▶ **Given task**: Starting at the first line of the listing below, repeat each line up to and including the one containing "const yFmt = d". Leave out pictures.
/---
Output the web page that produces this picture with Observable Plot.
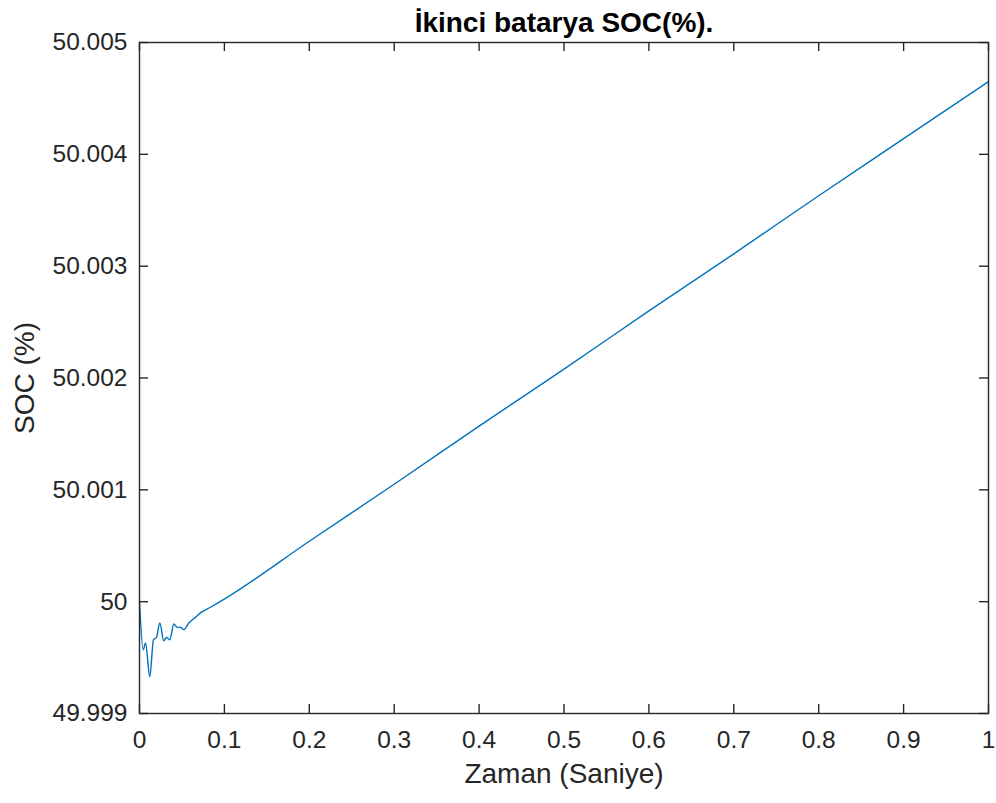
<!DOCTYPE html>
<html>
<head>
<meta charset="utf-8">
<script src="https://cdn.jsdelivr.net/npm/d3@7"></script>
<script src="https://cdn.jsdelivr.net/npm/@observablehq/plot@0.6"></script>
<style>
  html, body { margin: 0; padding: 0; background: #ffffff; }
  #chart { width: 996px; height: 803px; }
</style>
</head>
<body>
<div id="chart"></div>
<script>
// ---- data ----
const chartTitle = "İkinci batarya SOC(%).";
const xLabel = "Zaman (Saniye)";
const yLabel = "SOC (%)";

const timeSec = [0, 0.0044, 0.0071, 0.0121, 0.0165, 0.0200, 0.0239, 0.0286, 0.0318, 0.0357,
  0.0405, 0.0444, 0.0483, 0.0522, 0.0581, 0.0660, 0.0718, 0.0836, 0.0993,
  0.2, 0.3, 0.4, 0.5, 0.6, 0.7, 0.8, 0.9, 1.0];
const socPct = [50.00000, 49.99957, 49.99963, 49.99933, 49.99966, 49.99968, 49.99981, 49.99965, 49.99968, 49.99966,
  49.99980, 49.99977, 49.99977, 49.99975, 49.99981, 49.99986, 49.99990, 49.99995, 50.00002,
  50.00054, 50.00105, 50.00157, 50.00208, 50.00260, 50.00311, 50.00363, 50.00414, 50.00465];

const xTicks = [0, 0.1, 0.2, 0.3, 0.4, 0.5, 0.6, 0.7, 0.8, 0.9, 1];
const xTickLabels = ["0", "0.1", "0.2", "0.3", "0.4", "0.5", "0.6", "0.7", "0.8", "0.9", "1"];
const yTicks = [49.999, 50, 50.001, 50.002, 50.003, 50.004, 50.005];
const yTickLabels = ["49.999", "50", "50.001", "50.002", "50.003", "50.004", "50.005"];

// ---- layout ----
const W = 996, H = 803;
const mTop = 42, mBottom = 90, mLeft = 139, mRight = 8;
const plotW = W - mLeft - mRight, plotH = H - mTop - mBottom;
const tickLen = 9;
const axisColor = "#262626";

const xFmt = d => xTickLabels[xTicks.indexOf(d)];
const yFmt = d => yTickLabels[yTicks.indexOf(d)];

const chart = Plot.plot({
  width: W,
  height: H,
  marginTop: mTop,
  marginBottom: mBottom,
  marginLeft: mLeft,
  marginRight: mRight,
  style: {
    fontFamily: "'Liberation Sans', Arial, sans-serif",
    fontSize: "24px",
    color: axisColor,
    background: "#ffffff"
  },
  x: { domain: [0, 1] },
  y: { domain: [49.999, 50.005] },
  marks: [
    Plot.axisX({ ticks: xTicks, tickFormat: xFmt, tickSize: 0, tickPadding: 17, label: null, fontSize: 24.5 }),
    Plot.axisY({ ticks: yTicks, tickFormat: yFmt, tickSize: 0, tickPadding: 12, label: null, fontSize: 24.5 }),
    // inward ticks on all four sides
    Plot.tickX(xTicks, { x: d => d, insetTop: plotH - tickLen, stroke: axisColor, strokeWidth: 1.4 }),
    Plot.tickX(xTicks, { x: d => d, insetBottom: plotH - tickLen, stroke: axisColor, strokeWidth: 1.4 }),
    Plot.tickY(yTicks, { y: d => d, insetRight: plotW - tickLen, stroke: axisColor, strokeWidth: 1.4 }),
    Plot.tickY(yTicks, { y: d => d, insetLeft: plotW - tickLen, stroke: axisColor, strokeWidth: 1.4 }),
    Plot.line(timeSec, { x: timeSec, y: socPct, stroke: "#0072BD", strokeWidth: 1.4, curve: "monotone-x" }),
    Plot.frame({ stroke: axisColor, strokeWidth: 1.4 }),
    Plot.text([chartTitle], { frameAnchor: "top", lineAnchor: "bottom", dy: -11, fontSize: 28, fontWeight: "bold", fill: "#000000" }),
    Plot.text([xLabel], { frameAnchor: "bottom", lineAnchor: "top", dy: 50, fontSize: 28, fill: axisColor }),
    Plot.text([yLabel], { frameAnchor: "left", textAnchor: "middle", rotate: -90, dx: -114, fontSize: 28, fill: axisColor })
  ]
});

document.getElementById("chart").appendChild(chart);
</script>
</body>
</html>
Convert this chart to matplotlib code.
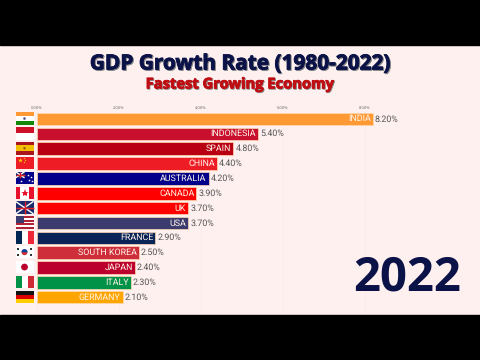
\---
▶ **Correct result**:
Output the web page that produces this picture with Observable Plot.
<!DOCTYPE html>
<html>
<head>
<meta charset="utf-8">
<script src="https://cdn.jsdelivr.net/npm/d3@7"></script>
<script src="https://cdn.jsdelivr.net/npm/@observablehq/plot@0.6"></script>
<style>
  html, body { margin: 0; padding: 0; background: #ffffff; }
  #chart { width: 996px; height: 803px; }
</style>
</head>
<body>
<div id="chart"></div>
<script>
// ---- data ----
const chartTitle = "İkinci batarya SOC(%).";
const xLabel = "Zaman (Saniye)";
const yLabel = "SOC (%)";

const timeSec = [0, 0.0044, 0.0071, 0.0121, 0.0165, 0.0200, 0.0239, 0.0286, 0.0318, 0.0357,
  0.0405, 0.0444, 0.0483, 0.0522, 0.0581, 0.0660, 0.0718, 0.0836, 0.0993,
  0.2, 0.3, 0.4, 0.5, 0.6, 0.7, 0.8, 0.9, 1.0];
const socPct = [50.00000, 49.99957, 49.99963, 49.99933, 49.99966, 49.99968, 49.99981, 49.99965, 49.99968, 49.99966,
  49.99980, 49.99977, 49.99977, 49.99975, 49.99981, 49.99986, 49.99990, 49.99995, 50.00002,
  50.00054, 50.00105, 50.00157, 50.00208, 50.00260, 50.00311, 50.00363, 50.00414, 50.00465];

const xTicks = [0, 0.1, 0.2, 0.3, 0.4, 0.5, 0.6, 0.7, 0.8, 0.9, 1];
const xTickLabels = ["0", "0.1", "0.2", "0.3", "0.4", "0.5", "0.6", "0.7", "0.8", "0.9", "1"];
const yTicks = [49.999, 50, 50.001, 50.002, 50.003, 50.004, 50.005];
const yTickLabels = ["49.999", "50", "50.001", "50.002", "50.003", "50.004", "50.005"];

// ---- layout ----
const W = 996, H = 803;
const mTop = 42, mBottom = 90, mLeft = 139, mRight = 8;
const plotW = W - mLeft - mRight, plotH = H - mTop - mBottom;
const tickLen = 9;
const axisColor = "#262626";

const xFmt = d => xTickLabels[xTicks.indexOf(d)];
const yFmt = d => yTickLabels[yTicks.indexOf(d)];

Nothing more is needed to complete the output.